DESCRIPTION OF THE TASK: Select and reproduce each line of the listing below that bears the string "with".

◆ ◆ ◆ ◆

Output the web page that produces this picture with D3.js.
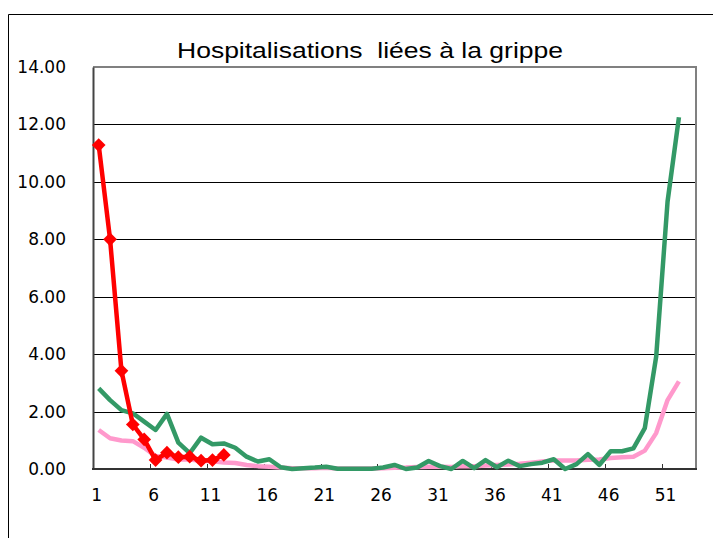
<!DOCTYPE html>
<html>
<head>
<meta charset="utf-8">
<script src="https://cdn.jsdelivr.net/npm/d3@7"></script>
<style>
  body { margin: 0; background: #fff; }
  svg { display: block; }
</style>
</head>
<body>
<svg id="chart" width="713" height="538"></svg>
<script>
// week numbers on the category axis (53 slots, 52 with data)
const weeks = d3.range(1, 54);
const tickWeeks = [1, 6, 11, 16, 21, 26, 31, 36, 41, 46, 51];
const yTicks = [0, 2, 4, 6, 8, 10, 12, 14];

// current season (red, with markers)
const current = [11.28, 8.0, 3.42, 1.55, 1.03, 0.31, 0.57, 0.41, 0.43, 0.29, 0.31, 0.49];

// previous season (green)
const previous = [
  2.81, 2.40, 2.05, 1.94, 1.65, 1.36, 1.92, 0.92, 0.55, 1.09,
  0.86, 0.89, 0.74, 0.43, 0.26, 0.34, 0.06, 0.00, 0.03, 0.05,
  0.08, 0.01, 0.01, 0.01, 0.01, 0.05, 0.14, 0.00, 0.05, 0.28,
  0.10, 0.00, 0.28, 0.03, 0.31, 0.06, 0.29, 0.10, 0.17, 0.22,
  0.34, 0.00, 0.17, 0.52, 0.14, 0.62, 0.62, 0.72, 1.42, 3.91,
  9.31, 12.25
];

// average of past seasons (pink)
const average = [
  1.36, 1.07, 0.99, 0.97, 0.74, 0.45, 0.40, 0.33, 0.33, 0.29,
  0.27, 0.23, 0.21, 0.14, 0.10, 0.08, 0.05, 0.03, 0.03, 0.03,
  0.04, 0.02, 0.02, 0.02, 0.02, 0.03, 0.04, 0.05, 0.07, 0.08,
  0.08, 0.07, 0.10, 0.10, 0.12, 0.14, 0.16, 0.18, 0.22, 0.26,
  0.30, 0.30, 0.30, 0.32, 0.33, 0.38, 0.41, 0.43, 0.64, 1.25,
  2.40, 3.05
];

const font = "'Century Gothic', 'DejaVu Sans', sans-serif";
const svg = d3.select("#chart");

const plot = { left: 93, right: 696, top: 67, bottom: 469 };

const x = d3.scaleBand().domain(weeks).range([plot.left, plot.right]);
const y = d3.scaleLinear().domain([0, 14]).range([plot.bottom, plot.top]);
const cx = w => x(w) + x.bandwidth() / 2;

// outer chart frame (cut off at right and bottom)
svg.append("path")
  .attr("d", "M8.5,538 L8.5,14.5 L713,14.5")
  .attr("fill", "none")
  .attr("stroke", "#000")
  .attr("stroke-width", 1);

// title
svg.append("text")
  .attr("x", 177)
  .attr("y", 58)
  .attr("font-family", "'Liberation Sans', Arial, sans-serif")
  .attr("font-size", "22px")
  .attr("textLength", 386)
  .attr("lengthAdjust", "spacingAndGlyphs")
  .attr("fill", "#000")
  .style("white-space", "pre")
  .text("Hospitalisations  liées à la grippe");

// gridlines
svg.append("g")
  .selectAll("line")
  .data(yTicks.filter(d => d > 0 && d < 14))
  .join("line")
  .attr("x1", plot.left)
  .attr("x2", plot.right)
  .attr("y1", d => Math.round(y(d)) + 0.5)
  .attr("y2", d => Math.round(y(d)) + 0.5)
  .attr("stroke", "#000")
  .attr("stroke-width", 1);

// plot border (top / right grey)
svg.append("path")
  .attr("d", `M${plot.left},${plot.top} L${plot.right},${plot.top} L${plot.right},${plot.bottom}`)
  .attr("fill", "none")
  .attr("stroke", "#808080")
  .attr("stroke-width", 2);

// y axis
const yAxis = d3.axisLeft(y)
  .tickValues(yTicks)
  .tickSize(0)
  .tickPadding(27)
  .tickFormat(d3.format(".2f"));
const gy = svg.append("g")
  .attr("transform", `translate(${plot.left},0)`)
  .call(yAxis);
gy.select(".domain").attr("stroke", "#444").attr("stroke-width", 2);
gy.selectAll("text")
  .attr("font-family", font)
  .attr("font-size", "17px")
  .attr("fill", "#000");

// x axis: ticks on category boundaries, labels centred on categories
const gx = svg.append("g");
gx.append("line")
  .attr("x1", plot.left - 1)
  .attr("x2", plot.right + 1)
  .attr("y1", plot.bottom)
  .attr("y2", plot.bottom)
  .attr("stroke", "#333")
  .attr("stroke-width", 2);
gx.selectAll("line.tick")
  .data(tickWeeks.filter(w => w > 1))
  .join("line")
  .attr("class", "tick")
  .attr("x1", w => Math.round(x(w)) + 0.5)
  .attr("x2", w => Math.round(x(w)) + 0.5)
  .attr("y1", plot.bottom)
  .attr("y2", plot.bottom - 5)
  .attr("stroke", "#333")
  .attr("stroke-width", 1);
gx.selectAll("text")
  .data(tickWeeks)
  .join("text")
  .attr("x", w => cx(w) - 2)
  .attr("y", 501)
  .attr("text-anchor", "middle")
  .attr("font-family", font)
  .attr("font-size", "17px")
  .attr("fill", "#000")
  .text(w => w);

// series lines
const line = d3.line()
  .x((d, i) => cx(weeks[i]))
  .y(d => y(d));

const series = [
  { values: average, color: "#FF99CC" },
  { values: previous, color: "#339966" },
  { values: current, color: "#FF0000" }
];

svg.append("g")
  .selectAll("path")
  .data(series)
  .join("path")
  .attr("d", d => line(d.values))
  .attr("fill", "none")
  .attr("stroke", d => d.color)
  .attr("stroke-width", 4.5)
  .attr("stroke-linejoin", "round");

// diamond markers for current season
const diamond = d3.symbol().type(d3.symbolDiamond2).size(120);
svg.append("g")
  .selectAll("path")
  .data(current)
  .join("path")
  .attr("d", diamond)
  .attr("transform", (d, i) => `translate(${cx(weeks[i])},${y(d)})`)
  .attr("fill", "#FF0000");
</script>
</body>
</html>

◆ ◆ ◆ ◆

REPLY:
Output the web page that produces this picture with D3.js.
// week numbers on the category axis (53 slots, 52 with data)
// current season (red, with markers)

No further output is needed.